Monogamy however, forces people to pick one mate. There are ways around it, such as serial monogamy (the most prevalent), which both genders use.
The thing is, Rachael, you're supporting a social construct which doesn't exist for the purposes you believe it should. Whitlock is telling the blunt, cold truth. Men will continue to act this way. Especially high-earning, high status athletes/CEO's/politicians/commentators with resources and testosterone to burn. You will NEVER change this. Monogamy is hypocritical in this case. Just as women will continue to chase them. For every Brooke Hundley, there are a dozen more just waiting to fill her shoes (which you very well know). Whitlock is calling out the hypocrisy and saying "we might as well acknowledge this as a society and allow it". But instead, we stick to our mores and our outrage because to acknowledge it would be to undermine all the beautiful women who want their high-earning/high-class men to themselves, and all the ugly men who otherwise would be fighting for far fewer available women than they do now.

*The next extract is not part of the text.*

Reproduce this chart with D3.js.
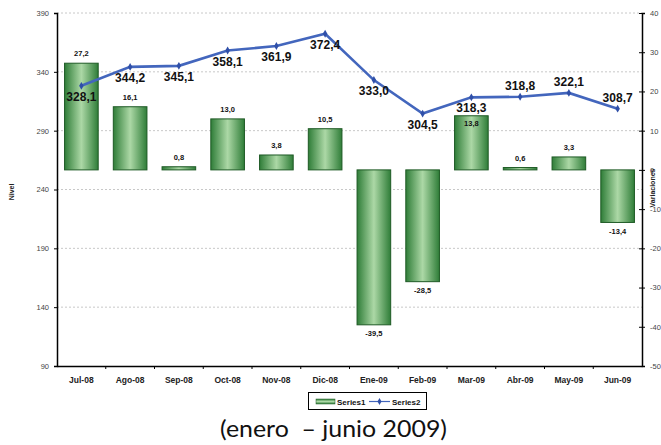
<!DOCTYPE html>
<html><head><meta charset="utf-8">
<script src="https://cdn.jsdelivr.net/npm/d3@7"></script>
<style>
html,body{margin:0;padding:0;background:#fff;}
svg{display:block;font-family:"Liberation Sans",Arial,sans-serif;}
</style></head>
<body><svg id="c" width="661" height="445"></svg>
<script>
const categories = ["Jul-08","Ago-08","Sep-08","Oct-08","Nov-08","Dic-08","Ene-09","Feb-09","Mar-09","Abr-09","May-09","Jun-09"];
const series1 = [27.2,16.1,0.8,13.0,3.8,10.5,-39.5,-28.5,13.8,0.6,3.3,-13.4];
const series2 = [328.1,344.2,345.1,358.1,361.9,372.4,333.0,304.5,318.3,318.8,322.1,308.7];
const leftTicks = [90,140,190,240,290,340,390];
const rightTicks = [-50,-40,-30,-20,-10,0,10,20,30,40];
const seriesNames = ["Series1","Series2"];
const lineLabelSide = ["below","below","below","below","below","below","below","below","below","above","above","above"];
const barLabelInside = [false,false,false,false,false,false,false,false,true,false,false,false];
const subtitle = "(enero  \u2013 junio 2009)";

const svg = d3.select("#c");
const L = 57, R = 642, T = 13, B = 366;
const fmt = d3.formatLocale({decimal:",",thousands:".",grouping:[3],currency:["",""],minus:"-"}).format(".1f");

const x = d3.scaleBand().domain(categories).range([L,R]).padding(0);
const yL = d3.scaleLinear().domain([90,390]).range([B,T]);
const yR = d3.scaleLinear().domain([-50,40]).range([B,T]);
const bw = x.bandwidth()*0.69;

const defs = svg.append("defs");
const g1 = defs.append("linearGradient").attr("id","barg").attr("x1","0").attr("x2","1").attr("y1","0").attr("y2","0");
g1.append("stop").attr("offset","0%").attr("stop-color","#2f7d38");
g1.append("stop").attr("offset","50%").attr("stop-color","#acd8a6");
g1.append("stop").attr("offset","100%").attr("stop-color","#2f7d38");
const g2 = defs.append("linearGradient").attr("id","legg").attr("x1","0").attr("x2","0").attr("y1","0").attr("y2","1");
g2.append("stop").attr("offset","0%").attr("stop-color","#2f7d38");
g2.append("stop").attr("offset","50%").attr("stop-color","#acd8a6");
g2.append("stop").attr("offset","100%").attr("stop-color","#2f7d38");

// gridlines
svg.append("g").selectAll("line").data(leftTicks.filter(d=>d>90)).join("line")
  .attr("x1",L).attr("x2",R).attr("y1",d=>yL(d)).attr("y2",d=>yL(d))
  .attr("stroke","#c8c8c8").attr("stroke-width",1).attr("stroke-dasharray","2,2");

// bars
svg.append("g").selectAll("rect").data(series1).join("rect")
  .attr("x",(d,i)=>x(categories[i])+(x.bandwidth()-bw)/2)
  .attr("width",bw)
  .attr("y",d=>Math.min(yR(d),yR(0)))
  .attr("height",d=>Math.abs(yR(d)-yR(0)))
  .attr("fill","url(#barg)").attr("stroke","#1e5a25").attr("stroke-width",1);

// bar labels
svg.append("g").selectAll("text").data(series1).join("text")
  .attr("x",(d,i)=>x(categories[i])+x.bandwidth()/2)
  .attr("y",(d,i)=> d>=0 ? (barLabelInside[i] ? yR(d)+10.5 : yR(d)-7) : yR(d)+11.5)
  .attr("text-anchor","middle").attr("font-size","7.5px").attr("font-weight","bold").attr("fill","#111")
  .text(d=>fmt(d));

// line
const line = d3.line().x((d,i)=>x(categories[i])+x.bandwidth()/2).y(d=>yL(d));
svg.append("path").datum(series2).attr("d",line).attr("fill","none")
  .attr("stroke","#4366bd").attr("stroke-width",2.6);
svg.append("g").selectAll("path").data(series2).join("path")
  .attr("transform",(d,i)=>`translate(${x(categories[i])+x.bandwidth()/2},${yL(d)})`)
  .attr("d",d3.symbol(d3.symbolDiamond,18)).attr("fill","#2f4fa8");

// line labels
svg.append("g").selectAll("text").data(series2).join("text")
  .attr("x",(d,i)=>x(categories[i])+x.bandwidth()/2)
  .attr("y",(d,i)=> lineLabelSide[i]==="below" ? yL(d)+15 : yL(d)-7)
  .attr("text-anchor","middle").attr("font-size","12px").attr("font-weight","bold").attr("fill","#111")
  .text(d=>fmt(d));

// left axis
const la = svg.append("g").attr("transform",`translate(${L},0)`)
  .call(d3.axisLeft(yL).tickValues(leftTicks).tickSize(3).tickPadding(5).tickFormat(d=>String(d)));
la.select(".domain").attr("stroke","#000").attr("stroke-width",1.5);
la.selectAll(".tick line").attr("stroke","#000");
la.selectAll("text").attr("font-size","7.5px").attr("fill","#444").attr("font-family","Liberation Sans, Arial, sans-serif");

// right axis
const ra = svg.append("g").attr("transform",`translate(${R},0)`)
  .call(d3.axisRight(yR).tickValues(rightTicks).tickSize(3).tickPadding(5).tickFormat(d=>String(d)));
ra.select(".domain").attr("stroke","#000").attr("stroke-width",1.5);
ra.selectAll(".tick line").attr("stroke","#000").attr("x1",-3);
ra.selectAll("text").attr("font-size","7.5px").attr("fill","#444").attr("font-family","Liberation Sans, Arial, sans-serif");

// bottom axis
const ba = svg.append("g").attr("transform",`translate(0,${B})`)
  .call(d3.axisBottom(x).tickSize(0).tickPadding(11));
ba.select(".domain").attr("stroke","#000").attr("stroke-width",1.5);
ba.selectAll("text").attr("font-size","8.5px").attr("font-weight","bold").attr("fill","#222").attr("font-family","Liberation Sans, Arial, sans-serif");
svg.append("g").selectAll("line").data(categories.slice(1)).join("line")
  .attr("x1",d=>x(d)).attr("x2",d=>x(d)).attr("y1",B).attr("y2",B+3)
  .attr("stroke","#000");

// axis titles
svg.append("text").attr("transform",`translate(14,192) rotate(-90)`)
  .attr("text-anchor","middle").attr("font-size","7px").attr("font-weight","bold").attr("fill","#222").text("Nivel");
svg.append("text").attr("transform",`translate(655,188) rotate(-90)`)
  .attr("text-anchor","middle").attr("font-size","7px").attr("font-weight","bold").attr("fill","#222").text("Variaciones");

// legend
const lg = svg.append("g");
lg.append("rect").attr("x",308.5).attr("y",392.5).attr("width",118).attr("height",17)
  .attr("fill","#fff").attr("stroke","#000").attr("stroke-width",1);
lg.append("rect").attr("x",316).attr("y",399).attr("width",19).attr("height",5)
  .attr("fill","url(#legg)").attr("stroke","#1e5a25").attr("stroke-width",0.5);
lg.append("text").attr("x",337).attr("y",404.5).attr("font-size","8px").attr("font-weight","bold").attr("fill","#111").text(seriesNames[0]);
lg.append("line").attr("x1",369).attr("x2",390).attr("y1",401.5).attr("y2",401.5).attr("stroke","#4366bd").attr("stroke-width",1.2);
lg.append("path").attr("transform","translate(379.5,401.5)").attr("d",d3.symbol(d3.symbolDiamond,14)).attr("fill","#2f4fa8");
lg.append("text").attr("x",392).attr("y",404.5).attr("font-size","8px").attr("font-weight","bold").attr("fill","#111").text(seriesNames[1]);

// subtitle
svg.append("text").attr("x",333.5).attr("y",437).attr("text-anchor","middle")
  .attr("font-family","Lato, 'Open Sans', sans-serif").attr("font-size","23px").attr("fill","#111")
  .attr("textLength",227).attr("lengthAdjust","spacingAndGlyphs")
  .style("white-space","pre").text(subtitle);
</script></body></html>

And my last point is this: a man can cheat and still be faithful. He can go have something on the side and still be a devoted father, husband, lover, etc. You get angry because when a man does so, he breaks that emotional trust, and he also undermines/dimishes your status amongst your female peers (which in many cases is far worse than the actual emotional trust, I've observed. A woman is judged by other women on how well she keeps her man in line, and when he strays, women view it as a sign of weakness on her part moreso than his).